Blogger Nathan White said...

Andrew, you said:
"I would not suggest that someone unfamiliar with Puritan works begin with this particular book. Nor would I suggest that someone who is in a "bruised" (i.e. "distraught") condition- the intended audience of this work- be handed this book, as they will likely only become frustrated due to the difficult sentence structures."

I completely agree with your assessment. As one who has read at least a dozen Puritan books within the last year, I believe Sibbes, next to Owen, is one of the very toughest to follow. He's just not very organized, and his thoughts (even the good ones) come somewhat at random. But don't get me wrong, the book is certainly pure gold. To one seasoned in old works, it will prove its great value.

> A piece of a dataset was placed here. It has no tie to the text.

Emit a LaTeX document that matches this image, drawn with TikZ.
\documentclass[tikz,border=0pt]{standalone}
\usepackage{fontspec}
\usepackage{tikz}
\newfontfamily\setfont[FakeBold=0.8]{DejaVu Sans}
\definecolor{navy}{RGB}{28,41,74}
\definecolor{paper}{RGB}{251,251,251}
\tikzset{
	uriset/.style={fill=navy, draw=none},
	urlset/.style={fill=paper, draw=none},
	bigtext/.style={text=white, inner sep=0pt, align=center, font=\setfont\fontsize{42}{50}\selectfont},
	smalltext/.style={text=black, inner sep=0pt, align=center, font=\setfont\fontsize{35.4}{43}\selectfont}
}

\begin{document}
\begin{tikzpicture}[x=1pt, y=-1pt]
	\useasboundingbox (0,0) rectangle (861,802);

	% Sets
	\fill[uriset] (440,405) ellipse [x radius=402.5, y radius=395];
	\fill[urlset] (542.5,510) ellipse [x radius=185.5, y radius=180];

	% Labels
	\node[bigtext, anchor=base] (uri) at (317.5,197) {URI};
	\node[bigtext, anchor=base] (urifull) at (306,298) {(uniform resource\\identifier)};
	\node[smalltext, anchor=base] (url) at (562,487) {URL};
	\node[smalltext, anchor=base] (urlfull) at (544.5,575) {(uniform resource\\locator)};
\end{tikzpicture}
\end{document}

But it would be a bad place to start if one is not familiar with Puritan writings.

I was beginning to wonder if I was the only guy who felt this way --thanks for sharing, and for making me see that I'm not crazy :)

9:16 PM  
Blogger Terry Delaney said...

Wow, I must say I completely disagree that Sibbes is a difficult read. I am not saying this to show that I am better than anyone, but I truly thought this was one of the easiest "meaty" books I have read in quite some time.

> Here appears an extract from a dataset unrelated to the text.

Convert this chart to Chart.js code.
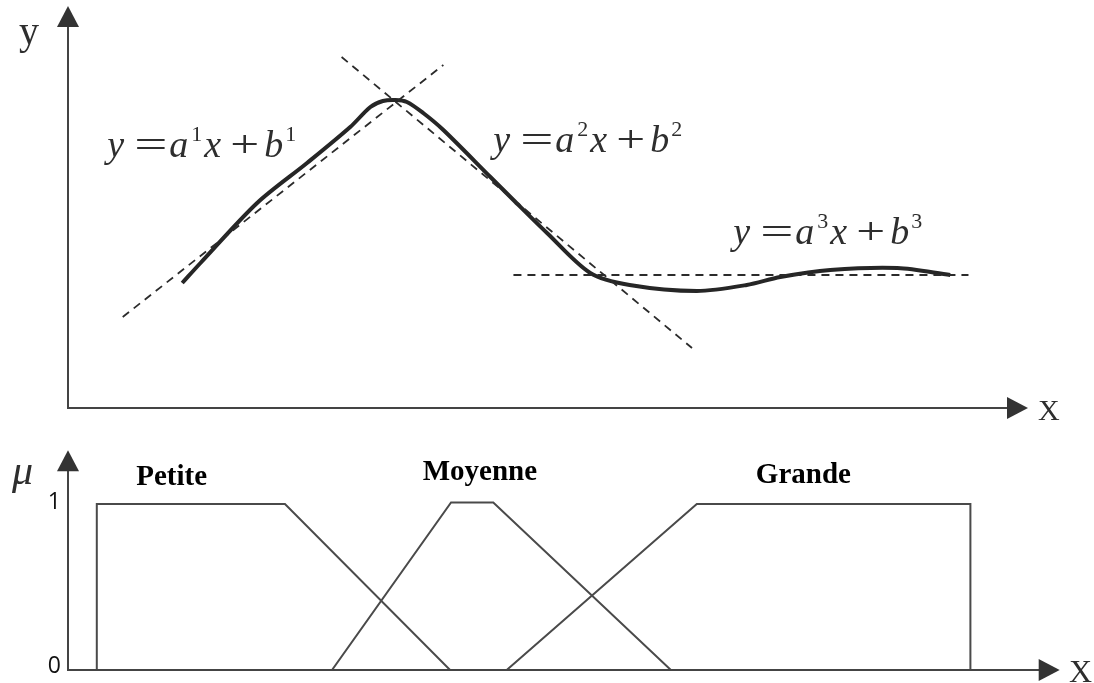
<!DOCTYPE html>
<html>
<head>
<meta charset="utf-8">
<script src="https://cdn.jsdelivr.net/npm/chart.js@4"></script>
<style>
    html, body { margin: 0; padding: 0; background: #fff; }
    #wrap { position: relative; width: 1094px; height: 683px; overflow: hidden; }
    canvas { position: absolute; left: 0; }
    #topChart { top: 0; }
    #bottomChart { top: 420px; }
</style>
</head>
<body>
<div id="wrap">
    <canvas id="topChart" width="1094" height="420"></canvas>
    <canvas id="bottomChart" width="1094" height="263"></canvas>
</div>
<script>
// ==============================
// TOP CHART DATA (nonlinear curve + local linear models)
// ==============================
const curveX = [1.19, 1.38, 1.97, 2.49, 2.94, 3.15, 3.28, 3.41, 3.53, 3.70, 3.91, 4.40, 4.64, 4.99, 5.44, 5.85, 6.55, 7.07, 7.42, 7.94, 8.64, 9.19];
const curveY = [1.25, 1.45, 2.05, 2.45, 2.81, 3.01, 3.07, 3.08, 3.06, 2.95, 2.78, 2.31, 2.08, 1.75, 1.35, 1.23, 1.17, 1.23, 1.31, 1.38, 1.40, 1.33];

const tangent1X = [0.57, 3.91];
const tangent1Y = [0.91, 3.43];
const tangent2X = [2.85, 6.50];
const tangent2Y = [3.51, 0.60];
const tangent3X = [4.64, 9.38];
const tangent3Y = [1.33, 1.33];

const formulaIndex = [1, 2, 3];

// ==============================
// BOTTOM CHART DATA (membership functions)
// ==============================
const setLabels = ["Petite", "Moyenne", "Grande"];
const petiteX = [0.30, 0.30, 2.26, 3.98];
const petiteY = [0, 1, 1, 0];
const moyenneX = [2.75, 3.99, 4.43, 6.28];
const moyenneY = [0, 1.01, 1.01, 0];
const grandeX = [4.57, 6.55, 9.40, 9.40];
const grandeY = [0, 1, 1, 0];
const muTicks = [0, 1];

const zip = (xs, ys) => xs.map((x, i) => ({ x: x, y: ys[i] }));

// label anchors (data units)
const formulaPos = [
    { x: 0.41, y: 2.51 },
    { x: 4.43, y: 2.56 },
    { x: 6.93, y: 1.64 }
];
const setLabelPos = [
    { x: 1.08, y: 1.16 },
    { x: 4.29, y: 1.19 },
    { x: 7.66, y: 1.17 }
];

const AXIS = "#444";
const SERIF = "'Liberation Serif', 'DejaVu Serif', serif";

function arrowUp(ctx, x, y) {
    ctx.beginPath();
    ctx.moveTo(x, y);
    ctx.lineTo(x - 11, y + 21);
    ctx.lineTo(x + 11, y + 21);
    ctx.closePath();
    ctx.fill();
}

function arrowRight(ctx, x, y) {
    ctx.beginPath();
    ctx.moveTo(x, y);
    ctx.lineTo(x - 21, y - 11);
    ctx.lineTo(x - 21, y + 11);
    ctx.closePath();
    ctx.fill();
}

function drawAxes(ctx, x0, y0, xTip, yTip) {
    ctx.save();
    ctx.strokeStyle = AXIS;
    ctx.fillStyle = "#333";
    ctx.lineWidth = 2;
    ctx.beginPath();
    ctx.moveTo(x0, yTip + 18);
    ctx.lineTo(x0, y0);
    ctx.lineTo(xTip - 18, y0);
    ctx.stroke();
    arrowUp(ctx, x0, yTip);
    arrowRight(ctx, xTip, y0);
    ctx.restore();
}

// y = a^n x + b^n, pieces placed at fixed offsets like the typeset original
function drawFormula(ctx, x, y, n) {
    const it = "italic 38px " + SERIF;
    const rm = "38px " + SERIF;
    const sup = "22px " + SERIF;
    const parts = [
        // font, text, dx, dy, horizontal stretch
        [it, "y", 0, 0, 1],
        [rm, "=", 27, 0, 1.55],
        [it, "a", 62, 0, 1],
        [sup, String(n), 84, -16, 1],
        [it, "x", 97, 0, 1],
        [rm, "+", 123, 0, 1.35],
        [it, "b", 157, 0, 1],
        [sup, String(n), 178, -16, 1]
    ];
    ctx.save();
    ctx.fillStyle = "#2e2e2e";
    ctx.textBaseline = "alphabetic";
    parts.forEach(p => {
        ctx.save();
        ctx.font = p[0];
        ctx.translate(x + p[2], y + p[3]);
        ctx.scale(p[4], 1);
        ctx.fillText(p[1], 0, 0);
        ctx.restore();
    });
    ctx.restore();
}

const topDecor = {
    id: "topDecor",
    afterDraw(chart) {
        const ctx = chart.ctx;
        const xs = chart.scales.x, ys = chart.scales.y;
        drawAxes(ctx, xs.getPixelForValue(0), ys.getPixelForValue(0),
            xs.getPixelForValue(10.0), ys.getPixelForValue(4.02));

        ctx.save();
        ctx.fillStyle = "#2e2e2e";
        ctx.font = "40px " + SERIF;
        ctx.textBaseline = "alphabetic";
        ctx.fillText("y", 19, 44);
        ctx.font = "30px " + SERIF;
        ctx.fillText("X", 1038, 420);
        ctx.restore();

        formulaIndex.forEach((n, i) => {
            drawFormula(ctx, xs.getPixelForValue(formulaPos[i].x), ys.getPixelForValue(formulaPos[i].y), n);
        });
    }
};

const bottomDecor = {
    id: "bottomDecor",
    afterDraw(chart) {
        const ctx = chart.ctx;
        const xs = chart.scales.x, ys = chart.scales.y;
        drawAxes(ctx, xs.getPixelForValue(0), ys.getPixelForValue(0),
            xs.getPixelForValue(10.33), ys.getPixelForValue(1.325));

        ctx.save();
        ctx.fillStyle = "#111";
        ctx.font = "23px 'Open Sans', 'Liberation Sans', sans-serif";
        ctx.textAlign = "right";
        ctx.textBaseline = "middle";
        muTicks.forEach(t => ctx.fillText(String(t), 61, ys.getPixelForValue(t) - (t ? 2 : 4)));

        ctx.textAlign = "left";
        ctx.textBaseline = "alphabetic";
        ctx.fillStyle = "#2e2e2e";
        ctx.font = "italic 42px " + SERIF;
        ctx.fillText("\u03BC", 12, 64);
        ctx.font = "32px " + SERIF;
        ctx.fillText("X", 1069, 262);

        ctx.fillStyle = "#000";
        ctx.font = "bold 29px " + SERIF;
        ctx.textAlign = "center";
        ctx.textBaseline = "middle";
        setLabels.forEach((s, i) => {
            ctx.fillText(s, xs.getPixelForValue(setLabelPos[i].x), ys.getPixelForValue(setLabelPos[i].y));
        });
        ctx.restore();
    }
};

const hiddenScales = (yMax) => ({
    x: { type: "linear", min: 0, max: 10, display: false },
    y: { type: "linear", min: 0, max: yMax, display: false }
});

const baseOptions = {
    responsive: false,
    animation: false,
    plugins: { legend: { display: false }, tooltip: { enabled: false } },
    elements: { point: { radius: 0 } }
};

function dashed(xs, ys) {
    return {
        data: zip(xs, ys),
        borderColor: "#2b2b2b",
        borderWidth: 1.8,
        borderDash: [8, 6],
        tension: 0
    };
}

function loadTopChart() {
    new Chart(document.getElementById("topChart"), {
        type: "line",
        data: {
            datasets: [
                dashed(tangent1X, tangent1Y),
                dashed(tangent2X, tangent2Y),
                dashed(tangent3X, tangent3Y),
                {
                    data: zip(curveX, curveY),
                    borderColor: "#262626",
                    borderWidth: 4,
                    tension: 0.3,
                    borderCapStyle: "butt"
                }
            ]
        },
        options: {
            ...baseOptions,
            layout: { padding: { left: 68, right: 66, top: 8, bottom: 12 } },
            scales: hiddenScales(4)
        },
        plugins: [topDecor]
    });
}

function member(xs, ys) {
    return {
        data: zip(xs, ys),
        borderColor: "#4a4a4a",
        borderWidth: 2,
        tension: 0
    };
}

function loadBottomChart() {
    new Chart(document.getElementById("bottomChart"), {
        type: "line",
        data: {
            datasets: [
                member(petiteX, petiteY),
                member(moyenneX, moyenneY),
                member(grandeX, grandeY)
            ]
        },
        options: {
            ...baseOptions,
            layout: { padding: { left: 68, right: 66, top: 31, bottom: 13 } },
            scales: hiddenScales(1.32)
        },
        plugins: [bottomDecor]
    });
}

document.addEventListener("DOMContentLoaded", () => {
    loadTopChart();
    loadBottomChart();
});
</script>
</body>
</html>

What Sibbes said was deep and profound, yes, but I don't know that it was too deep for someone to understand. Granted, I have been reading the likes of Nietzche and Wittgenstein for some time now as well as Edwards and Owen (I do think Owen is difficult), but I don't know that made that much a difference in the readabilit of Sibbes.

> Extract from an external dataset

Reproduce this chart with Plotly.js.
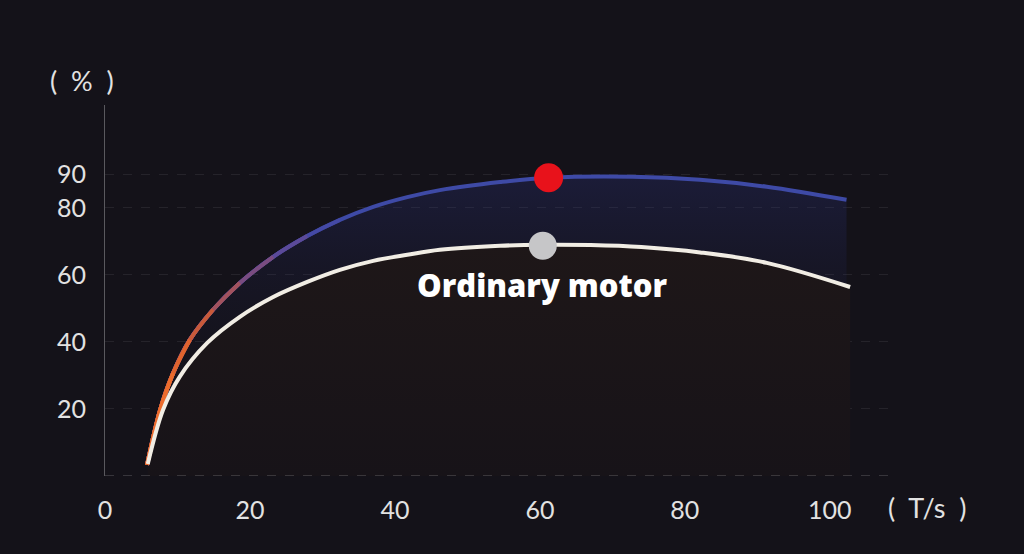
<!DOCTYPE html>
<html>
<head>
<meta charset="utf-8">
<script src="https://cdn.plot.ly/plotly-3.0.1.min.js"></script>
<style>
  html, body { margin: 0; padding: 0; background: #141219; }
  #chart { width: 1024px; height: 554px; }
</style>
</head>
<body>
<div id="chart"></div>
<script>
// ---- data ----
const blueX = [5.8, 7.6, 9.4, 11.7, 14.9, 18.6, 23.2, 27.9, 32.4, 37.0, 41.7, 46.2, 54.5, 61.2, 72.8, 82.1, 91.3, 102.3];
const blueY = [3.3, 19.7, 30.7, 40.6, 49.6, 57.6, 65.4, 71.6, 76.4, 80.3, 83.2, 85.3, 87.7, 89.0, 89.3, 88.4, 86.3, 82.4];
const whiteX = [5.9, 8.0, 10.3, 14.1, 18.6, 23.2, 27.9, 32.4, 37.0, 41.7, 46.2, 54.5, 60.4, 67.0, 74.0, 82.1, 91.3, 102.8];
const whiteY = [3.6, 19.7, 29.6, 39.7, 47.5, 53.4, 57.9, 61.5, 64.2, 66.0, 67.5, 68.7, 69.0, 68.9, 68.3, 66.7, 63.6, 56.4];
const peakBlue = {x: [61.2], y: [89.0]};
const peakWhite = {x: [60.4], y: [68.7]};
const xTicks = [0, 20, 40, 60, 80, 100];
const yTicks = [0, 20, 40, 60, 80, 90];
const yTickText = ['', '20', '40', '60', '80', '90'];
const seriesLabel = 'Ordinary motor';
const yUnit = '(  %  )';
const xUnit = '(  T/s  )';

// ---- traces ----
const traces = [];
traces.push({
  x: blueX, y: blueY, type: 'scatter', mode: 'lines', fill: 'tozeroy',
  line: {width: 0, shape: 'spline', color: 'rgba(0,0,0,0)'},
  fillgradient: {type: 'vertical', start: 0, stop: 90,
    colorscale: [[0, 'rgba(40,45,110,0)'], [0.4, 'rgba(40,45,110,0.03)'], [0.7, 'rgba(40,48,120,0.14)'], [1, 'rgba(45,52,130,0.30)']]},
  hoverinfo: 'skip', showlegend: false
});
traces.push({
  x: whiteX, y: whiteY, type: 'scatter', mode: 'lines', fill: 'tozeroy',
  line: {width: 0, shape: 'spline', color: 'rgba(0,0,0,0)'},
  fillgradient: {type: 'vertical', start: 0, stop: 70,
    colorscale: [[0, '#171318'], [1, '#1e1718']]},
  hoverinfo: 'skip', showlegend: false
});
traces.push({
  x: blueX, y: blueY, type: 'scatter', mode: 'lines',
  line: {width: 4, shape: 'spline', color: '#3e4aa6'},
  hoverinfo: 'skip', showlegend: false
});
// warm start of the blue curve (layered to imitate the gradient)
const warm = [[9, 'rgba(70,72,165,0.8)'], [8, 'rgba(95,74,150,0.85)'], [7, 'rgba(125,76,125,0.9)'], [6, 'rgba(165,82,90,0.92)'], [5, '#c85a3a'], [4, '#e0642e'], [3, '#ec6c2c']];
warm.forEach(([k, c]) => {
  traces.push({
    x: blueX.slice(0, k), y: blueY.slice(0, k), type: 'scatter', mode: 'lines',
    line: {width: 4, shape: 'spline', color: c},
    hoverinfo: 'skip', showlegend: false
  });
});
traces.push({
  x: whiteX, y: whiteY, type: 'scatter', mode: 'lines',
  line: {width: 4, shape: 'spline', color: '#f1ede4'},
  hoverinfo: 'skip', showlegend: false
});
traces.push({
  x: peakBlue.x, y: peakBlue.y, type: 'scatter', mode: 'markers',
  marker: {size: 29, color: '#e8121b'}, hoverinfo: 'skip', showlegend: false
});
traces.push({
  x: peakWhite.x, y: peakWhite.y, type: 'scatter', mode: 'markers',
  marker: {size: 28, color: '#c6c6c8'}, hoverinfo: 'skip', showlegend: false
});

const tickFont = {family: 'Lato, "DejaVu Sans", sans-serif', size: 25, color: '#e2e2e2', weight: 400};

const layout = {
  width: 1024, height: 554,
  paper_bgcolor: '#141219', plot_bgcolor: '#141219',
  margin: {l: 105, r: 134, t: 105, b: 78},
  xaxis: {
    range: [0, 108.3], tickvals: xTicks, showgrid: false, zeroline: false,
    showline: false, ticks: '', tickfont: tickFont, ticklabelstandoff: 17, fixedrange: true
  },
  yaxis: {
    range: [0, 110.7], tickvals: yTicks, ticktext: yTickText,
    showgrid: true, gridcolor: 'rgba(255,255,255,0.075)', griddash: 'dash', gridwidth: 1,
    zeroline: false, showline: true, linecolor: 'rgba(255,255,255,0.3)', linewidth: 1,
    ticks: '', tickfont: tickFont, ticklabelstandoff: 13, fixedrange: true
  },
  shapes: [
    {type: 'line', xref: 'paper', yref: 'y', x0: 0, x1: 1, y0: 0, y1: 0,
     line: {color: 'rgba(255,255,255,0.3)', width: 1, dash: 'dash'}}
  ],
  annotations: [
    {text: seriesLabel, x: 60.4, y: 57.0, xref: 'x', yref: 'y', showarrow: false,
     xanchor: 'center', yanchor: 'middle',
     font: {family: '"Open Sans", Roboto, sans-serif', size: 31, color: '#ffffff', weight: 800}},
    {text: yUnit, xref: 'paper', yref: 'paper', x: -0.029, y: 1.067, showarrow: false,
     xanchor: 'center', yanchor: 'middle',
     font: {family: 'Lato, sans-serif', size: 27, color: '#e2e2e2', weight: 400}},
    {text: xUnit, xref: 'paper', yref: 'paper', x: 1.047, y: -0.084, showarrow: false,
     xanchor: 'center', yanchor: 'middle',
     font: {family: 'Lato, sans-serif', size: 27, color: '#e2e2e2', weight: 400}}
  ]
};

Plotly.newPlot('chart', traces, layout, {displayModeBar: false, staticPlot: true});
</script>
</body>
</html>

I also would have (and have alread) suggested to a "bruised" friend to read this book. I found its exhortations to persevere in duties despite our bruising and the reminder that our sin yesterday is just as fresh to God today because of his existence outside of time to be a "sweet balm" to a hurting heart.

I am not calling y'all crazy! I just disagree with your assessment. My wife, who has never read any Puritan writing, thought it was a wonderful book and found it to be an easy read.

However, I do appreciate your thoughts because I will not be as likely to suggest this book to the next person or friend who comes along without some further research into the person I am talking with. I don't know that I would have ever thought to see it from this perspective. God bless.

7:57 AM  
Blogger ajlin said...

Re: thanks for... making me see that I'm not crazy

-I don't know if I'd go that far! :)


I don't know that the concepts are hard to understand, but I do think that the sentence structures are- especially if one has not read anything from the early 17th century in awhile, as I had not before I picked up this book. Also, I agree with Mark Dever that the Puritan works are easier to understand when read aloud.

12:12 PM  
Blogger Nathan White said...


I should probably add in the qualifier that I don't believe Sibbes' sentence structure is hard to follow, rather, it's his flow of thought. I would come across a wonderful statement, look up at the heading it was under, and wonder how in the world it fits with his outline. Not a huge deal, but I find it increasingly hard to stay interested given the randomness. I have never encountered this with any other Puritan works. I found the same thing when I read another work by Sibbes, Glorious Freedom, a few months ago.

Nevertheless, I still recommend it, but only to those well versed in Puritan works.

8:38 PM  
Blogger Terry Delaney said...

I wonder how much of our "structured" thinking is imposed on the writings of Sibbes. I can see what you are saying, but I struggle with having to have everything outlined and sticking to said outline in a rigid manner.

I would think that the way the Puritans wrote is nothing like the way we wrote. At the same time, I am also willing to give the benefit of the doubt that the "stray" point is somehow germane to the major heading. Also, how many of those headings were added in later editions so as to be an aide to reading kinda like the chapters and verses found in the Bible.

I also agree that the Puritans are best understood when read aloud--I find the same to be true for anything by Martyn Lloyd-Jones. Weren't most of their works (I know all of Lloyd-Jones' were) basically sermons or papers written in order to be preached?

Please don't think I am attacking. On the contrary, I am enjoying this conversation as it is not one I would have even thought about on my own.